The question didn't go any farther because Buddy snapped, "Bill Davis? He's got a title and he's got a desk, but that's about it."

That's how it was. Not just here but with a lot of teams. Scouts knew the more of their players that became starters the better they looked. And coaches felt that when they were losing scouting was easy to blame.

It wasn't like that everywhere, but the old-timers will tell you that was the norm back in the day. Separate offices, separate philosophies, separate visions.

In the modern NFL, there's no time for this sort of inter-office dissension. Teams gradually realized that the best way to create a winning team, a championship team, is with everybody working together toward a common goal.

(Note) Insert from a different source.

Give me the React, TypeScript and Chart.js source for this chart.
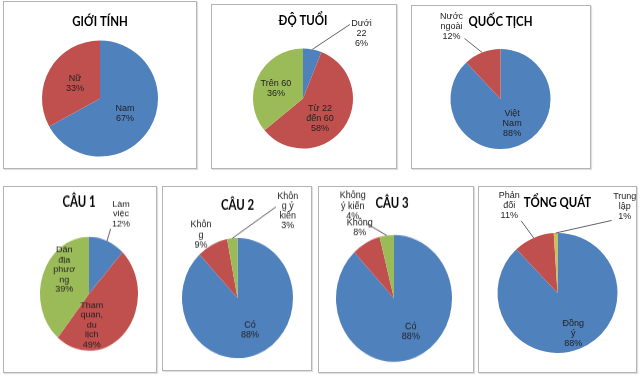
import { useEffect, useRef } from 'react';
import { Chart, registerables } from 'chart.js';
Chart.register(...registerables);

// ---- data ----
const genderTitle = 'GIỚI TÍNH';
const genderLines = [['Nam'], ['Nữ']];
const genderValues = [67, 33];

const ageTitle = 'ĐỘ TUỔI';
const ageLines = [['Dưới', '22'], ['Từ 22', 'đến 60'], ['Trên 60']];
const ageValues = [6, 58, 36];

const nationTitle = 'QUỐC TỊCH';
const nationLines = [['Việt', 'Nam'], ['Nước', 'ngoài']];
const nationValues = [88, 12];

const q1Title = 'CÂU 1';
const q1Lines = [['Làm', 'việc'], ['Tham', 'quan,', 'du', 'lịch'], ['Dân', 'địa', 'phươ', 'ng']];
const q1Values = [12, 49, 39];

const q2Title = 'CÂU 2';
const q2Lines = [['Có'], ['Khôn', 'g'], ['Khôn', 'g ý', 'kiến']];
const q2Values = [88, 9, 3];

const q3Title = 'CÂU 3';
const q3Lines = [['Có'], ['Không'], ['Không', 'ý kiến']];
const q3Values = [88, 8, 4];

const totalTitle = 'TỔNG QUÁT';
const totalLines = [['Đồng', 'ý'], ['Phản', 'đối'], ['Trung', 'lập']];
const totalValues = [88, 11, 1];

// ---- styling / layout ----
const BLUE = '#4F81BD';
const RED = '#C0504D';
const GREEN = '#9BBB59';
const OLIVE = '#cfc04a';

type Place = { k: number; a?: number; lead?: boolean; ay?: number };
type Slot = {
  title: string;
  lines: string[][];
  values: number[];
  colors: string[];
  box: { x: number; y: number; w: number; h: number };
  pie: { cx: number; cy: number; rx: number; ry: number };
  titleX?: number;
  titleY: number;
  place: Place[];
};

const slots: Slot[] = [
  {
    title: genderTitle, lines: genderLines, values: genderValues, colors: [BLUE, RED],
    box: { x: 3, y: 1, w: 194, h: 168 }, pie: { cx: 100, cy: 98.5, rx: 58, ry: 58 }, titleY: 22,
    place: [{ k: 0.5 }, { k: 0.5 }],
  },
  {
    title: ageTitle, lines: ageLines, values: ageValues, colors: [BLUE, RED, GREEN],
    box: { x: 211, y: 4, w: 186, h: 165 }, pie: { cx: 303, cy: 98.5, rx: 50, ry: 50 }, titleY: 21,
    place: [{ k: 1.75, a: 42, lead: true, ay: -0.6 }, { k: 0.53, a: 140 }, { k: 0.58, a: 291 }],
  },
  {
    title: nationTitle, lines: nationLines, values: nationValues, colors: [BLUE, RED],
    box: { x: 411, y: 5, w: 180, h: 164 }, pie: { cx: 500.5, cy: 99, rx: 50, ry: 50 }, titleY: 22,
    place: [{ k: 0.55, a: 155 }, { k: 1.75, a: 326, lead: true, ay: 0.8 }],
  },
  {
    title: q1Title, lines: q1Lines, values: q1Values, colors: [BLUE, RED, GREEN],
    box: { x: 3, y: 186, w: 154, h: 187 }, pie: { cx: 89, cy: 294, rx: 49, ry: 57 }, titleX: 79, titleY: 202,
    place: [{ k: 1.55, a: 25, lead: true, ay: 1 }, { k: 0.55, a: 174 }, { k: 0.66, a: 310 }],
  },
  {
    title: q2Title, lines: q2Lines, values: q2Values, colors: [BLUE, RED, GREEN],
    box: { x: 162, y: 186, w: 150, h: 185 }, pie: { cx: 237.5, cy: 298, rx: 55.5, ry: 60 }, titleY: 205,
    place: [{ k: 0.58, a: 157 }, { k: 1.24, a: 328 }, { k: 1.71, a: 32, lead: true, ay: -0.2 }],
  },
  {
    title: q3Title, lines: q3Lines, values: q3Values, colors: [BLUE, RED, GREEN],
    box: { x: 318, y: 186, w: 156, h: 187 }, pie: { cx: 394, cy: 298.5, rx: 58, ry: 63.5 }, titleX: 392, titleY: 203,
    place: [{ k: 0.6, a: 151 }, { k: 1.26, a: 332 }, { k: 1.62, a: 334, lead: true, ay: 1.2 }],
  },
  {
    title: totalTitle, lines: totalLines, values: totalValues, colors: [BLUE, RED, OLIVE],
    box: { x: 478, y: 186, w: 159, h: 187 }, pie: { cx: 557.5, cy: 293, rx: 60, ry: 60 }, titleY: 203,
    place: [{ k: 0.73, a: 159 }, { k: 1.66, a: 331, lead: true, ay: 1 }, { k: 1.82, a: 38, lead: true, ay: 0.9 }],
  },
];

const LABEL_FONT = '9px "Liberation Sans", Arial, sans-serif';
const LINE_H = 10;
const TITLE_FONT = 'bold 13px Lato, "Liberation Sans", sans-serif';
const TITLE_SQUEEZE = 0.88;

function makeLabelPlugin(slot: Slot, s: number) {
  return {
    id: 'sliceLabels',
    afterDatasetsDraw(chart: any) {
      const ctx: CanvasRenderingContext2D = chart.ctx;
      const meta = chart.getDatasetMeta(0);
      const lineH = LINE_H / s;
      ctx.save();
      // title
      ctx.font = TITLE_FONT;
      ctx.fillStyle = '#000';
      ctx.textAlign = 'center';
      ctx.textBaseline = 'middle';
      ctx.save();
      ctx.translate((slot.titleX ?? slot.pie.cx) - slot.box.x, (slot.titleY - slot.box.y) / s);
      ctx.scale(TITLE_SQUEEZE, 1);
      ctx.fillText(slot.title, 0, 0);
      ctx.restore();
      // slice labels
      ctx.font = LABEL_FONT;
      meta.data.forEach((arc: any, i: number) => {
        const { x, y, startAngle, endAngle, outerRadius } = arc.getProps(
          ['x', 'y', 'startAngle', 'endAngle', 'outerRadius'], true);
        const p = slot.place[i];
        const mid = (startAngle + endAngle) / 2;
        const ang = p.a !== undefined ? ((p.a - 90) * Math.PI) / 180 : mid;
        const lx = x + Math.cos(ang) * outerRadius * p.k;
        const ly = y + Math.sin(ang) * outerRadius * p.k;
        const lines = [...slot.lines[i], `${slot.values[i]}%`];
        const h = lines.length * lineH;
        const w = Math.max(...lines.map((l) => ctx.measureText(l).width));
        if (p.lead) {
          const ex = x + Math.cos(mid) * outerRadius;
          const ey = y + Math.sin(mid) * outerRadius;
          const tx = lx > ex ? lx - w / 2 - 1.5 : lx + w / 2 + 1.5;
          const ty = ly + ((p.ay ?? 1) * h) / 2;
          ctx.strokeStyle = '#3a3a3a';
          ctx.lineWidth = 0.8;
          ctx.beginPath();
          ctx.moveTo(ex, ey);
          ctx.lineTo(tx, ty);
          ctx.stroke();
        }
        ctx.fillStyle = '#222';
        lines.forEach((l, j) => {
          ctx.save();
          ctx.translate(lx, ly - h / 2 + lineH * (j + 0.5));
          ctx.scale(1, 1 / s);
          ctx.fillText(l, 0, 0);
          ctx.restore();
        });
      });
      ctx.restore();
    },
  };
}

function PieBox({ slot }: { slot: Slot }) {
  const ref = useRef<HTMLCanvasElement>(null);
  const { box, pie } = slot;
  const s = pie.ry / pie.rx;
  const innerH = Math.round(box.h / s);
  useEffect(() => {
    if (!ref.current) return;
    const r = pie.rx;
    const cyI = (pie.cy - box.y) / s;
    const chart = new Chart(ref.current, {
      type: 'pie',
      data: {
        labels: slot.lines.map((l) => l.join(' ')),
        datasets: [{ data: slot.values, backgroundColor: slot.colors, borderWidth: 0 }],
      },
      options: {
        responsive: false,
        animation: false,
        events: [],
        layout: {
          padding: {
            left: pie.cx - r - box.x,
            right: box.x + box.w - (pie.cx + r),
            top: cyI - r,
            bottom: innerH - (cyI + r),
          },
        },
        plugins: {
          legend: { display: false },
          tooltip: { enabled: false },
          title: { display: false },
        },
      },
      plugins: [makeLabelPlugin(slot, s)],
    });
    return () => chart.destroy();
  }, [slot]);
  return (
    <div
      style={{
        position: 'absolute',
        left: box.x,
        top: box.y,
        width: box.w,
        height: box.h,
        boxSizing: 'border-box',
        border: '1px solid #b4b4b4',
        boxShadow: '1px 1px 1px rgba(0,0,0,0.12)',
        background: '#fff',
      }}
    >
      <canvas
        ref={ref}
        width={box.w}
        height={innerH}
        style={{ position: 'absolute', left: -1, top: -1, width: box.w, height: box.h }}
      />
    </div>
  );
}

export default function App() {
  return (
    <div style={{ position: 'absolute', left: 0, top: 0, width: 640, height: 377, background: '#fff', overflow: 'hidden' }}>
      {slots.map((s, i) => (
        <PieBox key={i} slot={s} />
      ))}
    </div>
  );
}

I'll never forget Andy Reid's first press conference with the Chiefs after he was fired by the Eagles after the 2012 season.

He clearly didn't want to talk about the Eagles and what went wrong here, but he did allow that, "You can't win if people are pulling in different directions."

I couldn't help think about all of this Sunday evening, when the Eagles - with a single press release - announced contract extensions through the 2022 season for both head coach Doug Pederson and executive vice president of football operations Howie Roseman.

It's great news obviously that they're both going to be here. In my book, you're talking about the Coach of the Year and Executive of the Year in 2017.

But it's impossible to escape the symbolism here.

One guy in coaching, one guy in scouting, and a single announcement from the Eagles.

Doug and Howie are the antithesis of that old coach-scout relationship.

Talk about pulling in the same direction. Doug and Howie respect each other, they like each other, they listen to each other, and by combining their strengths and collaborating every step of the way, they turned the slop of a team that Chip Kelly left behind in 2015 into a Super Bowl champion just two years later.

Jeff Lurie spoke at length Sunday night about how well Howie and Doug work together, how neither cares who gets the credit, how both only want to see the team win.

And it shows. Without that sort of relationship, without that sort of mutual respect, there is no parade up Broad Street six months ago.

Turns out Doug is a brilliant head coach. Turns out Howie is a brilliant G.M.

And it turns out they're even better together.